Desastres humanos y naturales
En el terremoto de México
Nunca en la historia de México habían ocurrido tantos desastres naturales en tan pocos días. El mes de septiembre comenzó con dos huracanes alarmantes, Irma y Katia, y culminó con dos sismos devastadores: el primero, ocurrido el 7 de septiembre, con una magnitud de 8,2 —el más fuerte en cien años—; y el segundo, el 19, de 7,1, pero que dejó daños aún más severos. Murieron cerca de quinientas personas, mil quinientos inmuebles históricos se dañaron gravemente y tendrán que reconstruirse más de cien mil viviendas. Los efectos se han extendido por todo el país, desde Chiapas en el Golfo de Tehuantepec —donde fue el epicentro del primer terremoto— hasta la región central, y han impactado en los Estados de Oaxaca, Chiapas, Morelos, Tlaxcala, Estado de México y Ciudad de México.
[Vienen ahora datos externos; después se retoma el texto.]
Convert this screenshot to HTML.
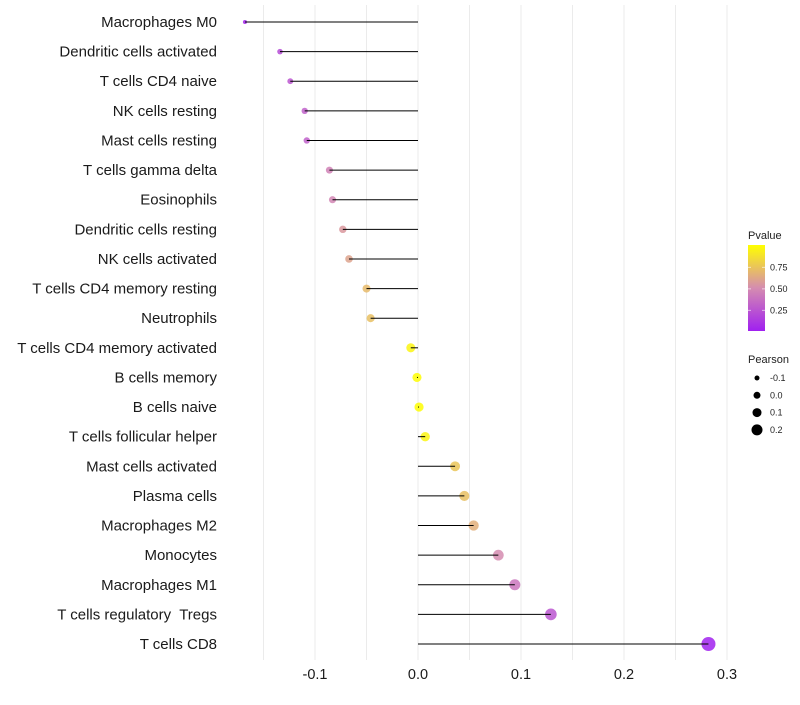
<!DOCTYPE html>
<html><head><meta charset="utf-8"><style>
body{margin:0;background:#fff;font-family:"Liberation Sans",sans-serif}
</style></head><body>
<svg id="c" width="800" height="700" xmlns="http://www.w3.org/2000/svg"></svg>
<script>
const categories=["Macrophages M0","Dendritic cells activated","T cells CD4 naive","NK cells resting","Mast cells resting","T cells gamma delta","Eosinophils","Dendritic cells resting","NK cells activated","T cells CD4 memory resting","Neutrophils","T cells CD4 memory activated","B cells memory","B cells naive","T cells follicular helper","Mast cells activated","Plasma cells","Macrophages M2","Monocytes","Macrophages M1","T cells regulatory  Tregs","T cells CD8"];
const pearson=[-0.168,-0.134,-0.124,-0.110,-0.108,-0.086,-0.083,-0.073,-0.067,-0.050,-0.046,-0.007,-0.001,0.001,0.007,0.036,0.045,0.054,0.078,0.094,0.129,0.282];
const pvalue=[0.03,0.2,0.25,0.3,0.3,0.45,0.47,0.55,0.6,0.7,0.72,0.95,0.99,0.99,0.95,0.75,0.72,0.65,0.5,0.4,0.25,0.01];
const xTicks=[-0.1,0.0,0.1,0.2,0.3];
const xMinor=[-0.15,-0.05,0.05,0.15,0.25];
const legendPearson=[-0.1,0.0,0.1,0.2];
const legendP=[0.25,0.5,0.75];

const svg=document.getElementById('c');
const NS="http://www.w3.org/2000/svg";
const x=v=>418+v*1030;
const y=i=>22+i*(622/21);
const r=v=>Math.sqrt(Math.max(21+100*v,1));
const lr=v=>3.5+v*10;
function col(p){
  const s=[[0,[160,32,240]],[0.5,[213,140,176]],[1,[255,255,0]]];
  let a=s[0],b=s[1];if(p>0.5){a=s[1];b=s[2];}
  const t=(p-a[0])/(b[0]-a[0]);
  const c=a[1].map((q,k)=>Math.round(q+(b[1][k]-q)*t));
  return `rgb(${c[0]},${c[1]},${c[2]})`;
}
function el(tag,attrs,parent){const e=document.createElementNS(NS,tag);for(const k in attrs)e.setAttribute(k,attrs[k]);(parent||svg).appendChild(e);return e;}

xMinor.forEach(v=>{const l=el('line',{x1:x(v),x2:x(v),y1:5,y2:660,stroke:'#ebebeb','stroke-width':1});

});
xTicks.forEach(v=>{const l=el('line',{x1:x(v),x2:x(v),y1:5,y2:660,stroke:'#ebebeb','stroke-width':1});


const t=el('text',{x:x(v),y:679,'text-anchor':'middle','font-size':14.5,fill:'#1a1a1a'});t.textContent=v===0?'0.0':String(v);

});

categories.forEach((c,i)=>{
  const t=el('text',{x:217,y:y(i)+5,'text-anchor':'end','font-size':15,fill:'#1a1a1a','xml:space':'preserve'});t.style.whiteSpace='pre';t.textContent=c;
  
  
  const d=el('circle',{cx:x(pearson[i]),cy:y(i),r:r(pearson[i]),fill:col(pvalue[i]),'fill-opacity':0.85});
  
  
  const l=el('line',{x1:x(0),x2:x(pearson[i]),y1:y(i),y2:y(i),stroke:'#000','stroke-width':1});
  
  
});

const g=el('g',{});


const tt=el('text',{x:748,y:239,'font-size':11,fill:'#222'},g);tt.textContent='Pvalue';
const defs=el('defs',{},g);
const lg=el('linearGradient',{id:'pg',x1:0,y1:1,x2:0,y2:0},defs);
[[0,'rgb(160,32,240)'],[0.5,'rgb(213,140,176)'],[1,'rgb(255,255,0)']].forEach(s=>el('stop',{offset:s[0],'stop-color':s[1]},lg));
const pb=v=>331-(v-0.01)*86;
el('rect',{x:748,y:pb(1.01),width:17,height:86,fill:'url(#pg)'},g);
legendP.forEach(v=>{el('line',{x1:748,x2:751,y1:pb(v),y2:pb(v),stroke:'#fff','stroke-opacity':0.6},g);el('line',{x1:762,x2:765,y1:pb(v),y2:pb(v),stroke:'#fff','stroke-opacity':0.6},g);
const t=el('text',{x:770,y:pb(v)+3,'font-size':9,fill:'#222'},g);t.textContent=v.toFixed(2);});

const g2=el('g',{});


const t2=el('text',{x:748,y:363,'font-size':11,fill:'#222'},g2);t2.textContent='Pearson';
legendPearson.forEach((v,i)=>{const cy=378+i*17.3;el('circle',{cx:757,cy:cy,r:lr(v),fill:'#000'},g2);
const t=el('text',{x:770,y:cy+3,'font-size':9,fill:'#222'},g2);t.textContent=v===0?'0.0':String(v);});
</script>
</body></html>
El 19 de septiembre, dos horas después del protocolo conmemorativo de los 32 años del sismo que azotó en esa misma fecha a Ciudad de México en 1985, dejando más de diez mil muertos, lo que había funcionado bien en los simulacros se desmoronó, poniendo en evidencia los efectos de la corrupción del sector inmobiliario y los fallos en la aplicación de uno de los códigos de construcción más estrictos del mundo. En la capital, los derrumbes fueron principalmente de edificios de entre cuatro y ocho plantas, ubicados en las colonias Condesa y Roma, debido principalmente a irregularidades: fue el caso de una vivienda de lujo construida ilegalmente encima de una escuela donde murieron treinta personas.
En la capital, construida sobre una laguna, y donde los ríos se han pavimentado y el agua de lluvia se envía al drenaje, el sismo hizo recordar a sus veinte millones de habitantes que la capa aparentemente sólida que soporta miles de edificios sigue siendo técnicamente agua y el suelo se comporta con ondas profundas que se multiplican y aceleran. Durante unas horas se celebró el triunfo de haber pasado de cuatrocientos edificios demolidos por los sismos de 1985 en la capital a cerca de cuarenta, pero no tardó en hacerse evidente que los efectos habían sido también devastadores pero de distinta índole. Lo que en 1985 eran pequeños poblados hoy son grandes ciudades, carentes de planeamiento y de regulaciones. Por ejemplo, Cuernavaca, hasta hace unas décadas un paraíso para casas de fin de semana, e Iztapalapa, un asentamiento de vivienda informal en la periferia surgido en la década de 1970, tienen actualmente, cada una, dos millones de habitantes, y tras los sismos hacen recordar las imágenes y los errores que se creían superados tras 1985.
Las dramáticas fotografías de comunidades destruidas han asustado a una población que parecía impermeable al miedo. Volvieron a hacerse visibles las muestras de injusticia y negligencia acaparadas desde hace años por la guerra contra el narcotráfico. Resurgieron las imágenes de corrupción, ya no de la mano de los líderes de los cárteles o de las fosas clandestinas, sino de la mano de la ignorancia fomentada por los Gobiernos. Los contrastes entre la efervescencia urbana y el abandono rural han mostrado un país que aún no sabe cómo contar sus muertos, proteger a sus vivos y cuidar su patrimonio, pero ha evidenciado ante la ineptitud del Gobierno que la sociedad civil es capaz de mover montañas de escombros y salvar vidas.
El Gobierno se ha apresurado a anunciar demoliciones y reconstrucciones millonarias para pelear por las elecciones presidenciales del próximo año. Diversos grupos interdisciplinarios liderados por los arquitectos más representativos del país intentan frenar las demoliciones indiscriminadas en poblados donde se planea sustituir casas tradicionales construidas con adobe, teja y paja por vivienda seriada ajena a la cultura y al clima local. A pesar de estas iniciativas, es ya visible una devastación por parte de las autoridades que parece aún mayor que la ocasionada por los propios sismos.
Fernanda Canales es arquitecta, crítica y comisaria mexicana.